> _Task details_
Output the material word for word. Leave each picture out.
▬▬▬▬▬▬
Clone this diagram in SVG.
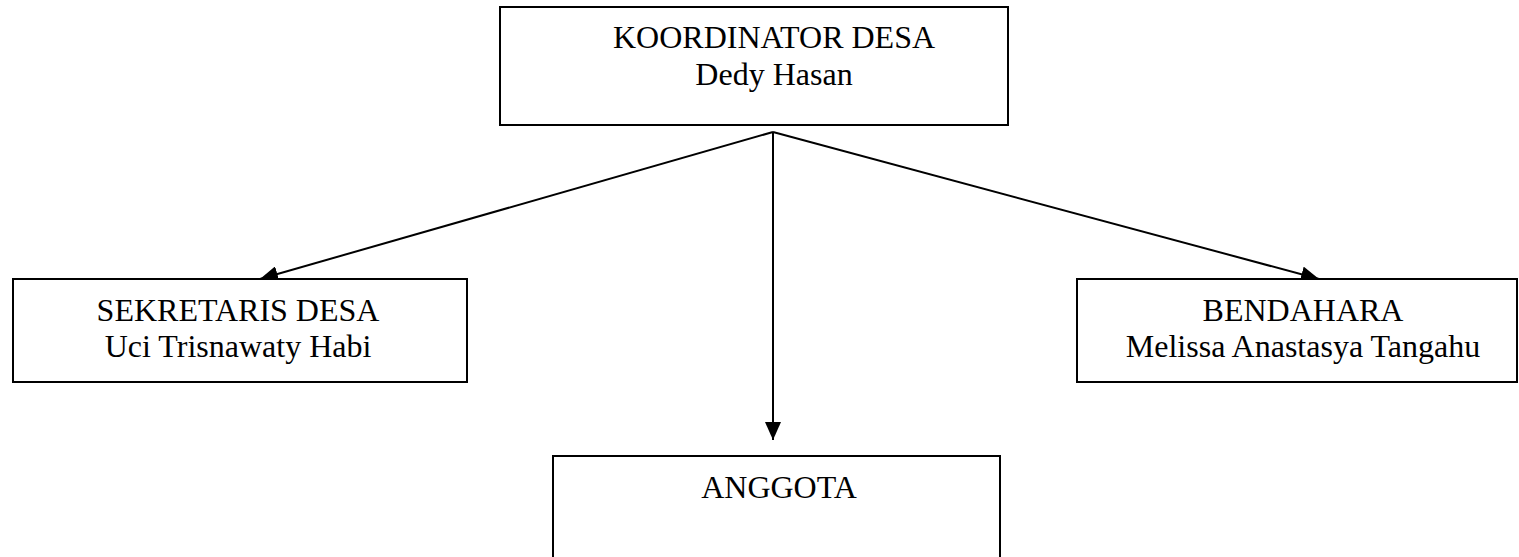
<svg xmlns="http://www.w3.org/2000/svg" width="1519" height="557" viewBox="0 0 1519 557">
<style>
.box{fill:#fff;stroke:#000;stroke-width:2}
.t{font-family:"Liberation Serif","Times New Roman",serif;font-size:32px;fill:#000;text-anchor:middle}
.c{stroke:#000;stroke-width:2;fill:none}
</style>
<defs>
<marker id="ah" markerUnits="userSpaceOnUse" markerWidth="18" markerHeight="16" viewBox="0 0 18 16" refX="18" refY="8" orient="auto">
<path d="M0,0 L18,8 L0,16 Z" fill="#000"/>
</marker>
</defs>
<rect width="1519" height="557" fill="#fff"/>
<g id="connectors">
<line class="c" x1="773" y1="132" x2="260" y2="279" marker-end="url(#ah)"/>
<line class="c" x1="773" y1="132" x2="773" y2="440" marker-end="url(#ah)"/>
<line class="c" x1="773" y1="132" x2="1319" y2="279" marker-end="url(#ah)"/>
</g>
<g id="koordinator">
<rect class="box" x="500" y="7" width="508" height="118"/>
<text class="t" x="774" y="48">KOORDINATOR DESA</text>
<text class="t" x="774" y="85">Dedy Hasan</text>
</g>
<g id="sekretaris">
<rect class="box" x="13" y="279" width="454" height="103"/>
<text class="t" x="238" y="321">SEKRETARIS DESA</text>
<text class="t" x="238" y="357">Uci Trisnawaty Habi</text>
</g>
<g id="bendahara">
<rect class="box" x="1077" y="279" width="440" height="103"/>
<text class="t" x="1303" y="321">BENDAHARA</text>
<text class="t" x="1303" y="357">Melissa Anastasya Tangahu</text>
</g>
<g id="anggota">
<rect class="box" x="553" y="456" width="447" height="130"/>
<text class="t" x="779" y="498">ANGGOTA</text>
</g>
</svg>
▬▬▬▬▬▬
> _Answer below_
Clone this diagram in SVG.
<svg xmlns="http://www.w3.org/2000/svg" width="1519" height="557" viewBox="0 0 1519 557">
<style>
.box{fill:#fff;stroke:#000;stroke-width:2}
.t{font-family:"Liberation Serif","Times New Roman",serif;font-size:32px;fill:#000;text-anchor:middle}
.c{stroke:#000;stroke-width:2;fill:none}
</style>
<defs>
<marker id="ah" markerUnits="userSpaceOnUse" markerWidth="18" markerHeight="16" viewBox="0 0 18 16" refX="18" refY="8" orient="auto">
<path d="M0,0 L18,8 L0,16 Z" fill="#000"/>
</marker>
</defs>
<rect width="1519" height="557" fill="#fff"/>
<g id="connectors">
<line class="c" x1="773" y1="132" x2="260" y2="279" marker-end="url(#ah)"/>
<line class="c" x1="773" y1="132" x2="773" y2="440" marker-end="url(#ah)"/>
<line class="c" x1="773" y1="132" x2="1319" y2="279" marker-end="url(#ah)"/>
</g>
<g id="koordinator">
<rect class="box" x="500" y="7" width="508" height="118"/>
<text class="t" x="774" y="48">KOORDINATOR DESA</text>
<text class="t" x="774" y="85">Dedy Hasan</text>
</g>
<g id="sekretaris">
<rect class="box" x="13" y="279" width="454" height="103"/>
<text class="t" x="238" y="321">SEKRETARIS DESA</text>
<text class="t" x="238" y="357">Uci Trisnawaty Habi</text>
</g>
<g id="bendahara">
<rect class="box" x="1077" y="279" width="440" height="103"/>
<text class="t" x="1303" y="321">BENDAHARA</text>
<text class="t" x="1303" y="357">Melissa Anastasya Tangahu</text>
</g>
<g id="anggota">
<rect class="box" x="553" y="456" width="447" height="130"/>
<text class="t" x="779" y="498">ANGGOTA</text>
</g>
</svg>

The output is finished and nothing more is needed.